The Government may incentivise farmers to increase acreage by hiking MSP, but such efforts are negated when procurement centres fail to rise to the occasion. If the government wants to reduce farmers’ distress, it should ensure effective procurement at MSP. The NSSO’s 70th round survey data for 2012-13 showed that only 6 per cent of all farmers sold their produce to a procurement agency. Out of the 20-plus crops for which the government fixes the MSP every year, effective procurement takes place only in paddy, wheat and cotton. Even here, procurement is concentrated in a few States, leaving most farmers to the mercy of middlemen. In 2016-17, for instance, only 31.5 per cent of the marketable surplus in wheat was procured by FCI, and 90 per cent of this was in three States — Punjab, Haryana and Madhya Pradesh. Procurement is the responsibility of State governments and local bodies. Village-level co-operatives need to be revived. This newspaper pointed out recently that wheat procurement in UP is just 4 per cent of marketable surplus, despite the State contributing 30 per cent to wheat production. It is just as well that the Chief Minister has doubled the wheat procurement target to 80 lakh tonnes. UP can take a cue from Madhya Pradesh that uses the Primary Agriculture Co-operative Societies’ network for procurement. This has reduced the distance farmers need to travel. The State has ensured that the societies have enough credit to pay farmers expeditiously. Removing curbs on trade, such as limits in the case of pulses on how much private traders can buy and stock, will lift market prices. These limits remain, despite the market overflowing with pulses.

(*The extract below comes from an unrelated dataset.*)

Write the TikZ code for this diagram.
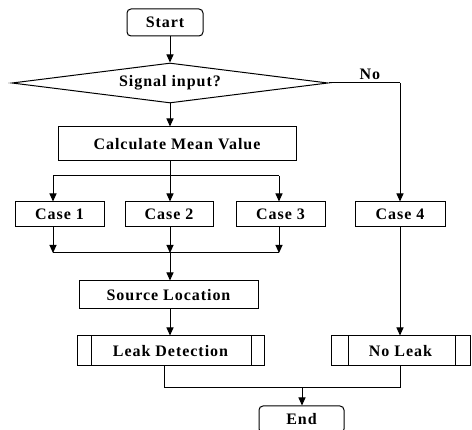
\documentclass[tikz,border=0pt]{standalone}
\usepackage{fontspec}
\setmainfont{Liberation Serif}[LetterSpace=6]
\usetikzlibrary{arrows.meta,shapes.geometric}
\begin{document}
\begin{tikzpicture}[x=1pt,y=-1pt,
  font=\fontsize{16}{19}\selectfont\bfseries,
  box/.style={draw, line width=1pt, inner sep=0pt},
  term/.style={box, rounded corners=4pt},
  arr/.style={line width=1pt, -{Triangle[length=8pt,width=7pt]}},
  ln/.style={line width=1pt}]
\useasboundingbox (0,0) rectangle (472,430);
% nodes
\node[term, minimum width=76pt, minimum height=27pt] (start) at (165,22.5) {Start};
\node[draw, diamond, aspect=7.9, inner sep=0pt, line width=1pt,
      minimum width=316pt, minimum height=40pt] (dia) at (170,83) {Signal input?};
\node[box, minimum width=238pt, minimum height=34pt] (calc) at (177,144) {Calculate Mean Value};
\node[box, minimum width=89pt, minimum height=25pt] (c1) at (59.5,214.5) {Case 1};
\node[box, minimum width=88pt, minimum height=25pt] (c2) at (169,214.5) {Case 2};
\node[box, minimum width=89pt, minimum height=25pt] (c3) at (280.5,214.5) {Case 3};
\node[box, minimum width=90pt, minimum height=25pt] (c4) at (400,214.5) {Case 4};
\node[box, minimum width=179pt, minimum height=28pt] (src) at (168.5,295) {Source Location};
\node[box, minimum width=187pt, minimum height=30pt] (leak) at (170.5,351) {Leak Detection};
\node[box, minimum width=139pt, minimum height=30pt] (noleak) at (400.5,351) {No Leak};
\node[term, minimum width=85pt, minimum height=27pt] (end) at (301.5,419.5) {End};
\node[anchor=base, inner sep=0pt] (nolab) at (370,80) {No};
% inner bars of predefined-process boxes
\draw[ln] ([xshift=15pt]leak.north west) -- ([xshift=15pt]leak.south west);
\draw[ln] ([xshift=-13pt]leak.north east) -- ([xshift=-13pt]leak.south east);
\draw[ln] ([xshift=18pt]noleak.north west) -- ([xshift=18pt]noleak.south west);
\draw[ln] ([xshift=-15pt]noleak.north east) -- ([xshift=-15pt]noleak.south east);
% coordinates
\coordinate (split) at (170,176);
\coordinate (s1) at (53,176);
\coordinate (s3) at (279,176);
\coordinate (m1) at (53,253);
\coordinate (m2) at (170,253);
\coordinate (m3) at (279,253);
\coordinate (nocorner) at (400,83);
\coordinate (j1) at (164,388);
\coordinate (j2) at (400,388);
\coordinate (jm) at (302,388);
% connectors
\draw[arr] (start.south -| dia.north) -- (dia.north);
\draw[arr] (dia.south) -- (calc.north -| dia.south);
\draw[ln] (calc.south -| split) -- (split);
\draw[ln] (s1) -- (s3);
\draw[arr] (s1) -- (s1 |- c1.north);
\draw[arr] (split) -- (split |- c2.north);
\draw[arr] (s3) -- (s3 |- c3.north);
\draw[arr] (m1 |- c1.south) -- (m1);
\draw[arr] (m2 |- c2.south) -- (m2);
\draw[arr] (m3 |- c3.south) -- (m3);
\draw[ln] (m1) -- (m3);
\draw[arr] (m2) -- (m2 |- src.north);
\draw[arr] (m2 |- src.south) -- (m2 |- leak.north);
\draw[ln] (dia.east) -- (nocorner);
\draw[arr] (nocorner) -- (nocorner |- c4.north);
\draw[arr] (nocorner |- c4.south) -- (nocorner |- noleak.north);
\draw[ln] (j1 |- leak.south) -- (j1) -- (j2) -- (j2 |- noleak.south);
\draw[arr] (jm) -- (jm |- end.north);
\end{tikzpicture}
\end{document}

Farmers can take cover under a futures contract before harvest. In the last year, about 16 farmer producer companies that represent 25,000-plus farmers have traded on the platform of NCDEX — hedged or delivered — on contracts of soyabean, maize and mustard. The commodities market regulator should allow exchanges to launch contracts in pulses and other crops. Trade and procurement issues in agriculture need to be addressed at the earliest.